This project scares me.

The videos I’ve been doing for it scare me.

The idea that I’m hitting publish on work I’ve rarely had the chance to read, let alone edit, scares me. Retinart is my home, as long forgotten as it may be, and the idea putting less than perfect articles on it scares me.

Putting my face in front of a camera and talking scares me. The lighting is bad, the audio worse. Like most, I’ve never felt confident in how I present myself, let alone how I communicate ideas. I hold onto threads worth discarding, defending them when it’s best to cut through.

These two things scare me. Yet they might be the two most important things I’ve done for myself, in a professional sense, in years. And I’m only six days in.

The Importance of Side Projects

I don’t think I’m alone when I say that fear is something I haven’t had at my day job in quite a while. It’s so easy to find boredom, yet fear is a rare commodity.

Of course this isn’t true for all of us, there are many who find it daily and develop their skills at an incredible speed because of it. But they’re the lucky ones.

For the rest of us, fear is best found in side projects. It doesn’t matter what kind, as long as it holds the parts that’ll help put you in a place you’d rather not be.

It could be a Back to the Future tribute site, or it could be a book chronicling your family’s tales through World War II.

The decisions you make as you develop your project are of significant importance as they determine how scared you’ll be. The scarier, the better.

Perhaps it’s a story. Perhaps what you need to tell is a story so honest that you’ll receive word that it caused tears to fall, that it broke hearts, that it shredded a reader’s beautiful soul.

The moments I hold most proud aren’t ones in which I was praised or produced a piece of work that was of fine quality.
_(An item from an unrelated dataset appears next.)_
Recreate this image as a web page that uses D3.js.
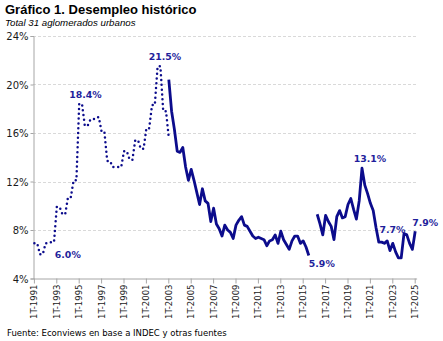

They’re nice moments, but not ones filled with pride.

Those are the ones in which I conquered a fear. There aren’t many of them, which is probably why I feel as if my skill-set has started to stagnate and I’ve moved little in the last few years.

Fear in the Jungle

Fear in the jungle is a good thing. It keeps us safe, it’s our mind telling us to not head towards patches in which something feels off.

It keeps us from being killed.

But we’re long removed from the jungles and plains, and are now sitting behind computers, doing creative works.

At worst, if we venture towards what our brain is screaming at us to avoid, we’ll have unsuccessful outcome. Whatever we’ve made might be ugly. Gasp! It might not work. Horror!

When we’re producing creative work, fear is simply resistance screaming at us. I don’t understand resistance, I’m just grateful that Steven Pressfield helped me to see it. But it’s that part of us that stops us from doing great things, from doing things we can’t do for sure, that stops us from doing the things we know we’re likely to do well.

It’s a monster of smoke and anguish and spite and bitterness and fear is its best tactic in stopping us.

And every time a creative person ignores their monster of resistence they do something great. Not something good. Something great.

The quality mightn’t be good, the originality might be shallow. It might not be good work, but they have at least done something great with themselves.

Hunt, beg, steal for these opportunities.

Do Something that Scares You.

Start small. Maybe it’s a menu. Maybe you can build a whole site, but you always do average menus. Or maybe you’ve never been able to get define hierarchy to your liking so you do the easy and obvious. Or maybe its pairing typefaces, or picking colours, or using photos.

Maybe it’s emailing someone you admire. Maybe what scares you is saying “thanks.”

But do something, anything, that scares you.

Hidden in the fear you’ll find strength enough to conquer empires, strength you felt barely imaginable, strength that can do more than simply redefine who you are, but redefine what you could be.

Doing something that elicits in you a guttural fear offers the opportunity for a kind of savage originality, one, for most of us, which is long forgotten. It forces you to swing your arms out with all the might you can muster and hope that you’ll land a punch, that you’ll hit your target.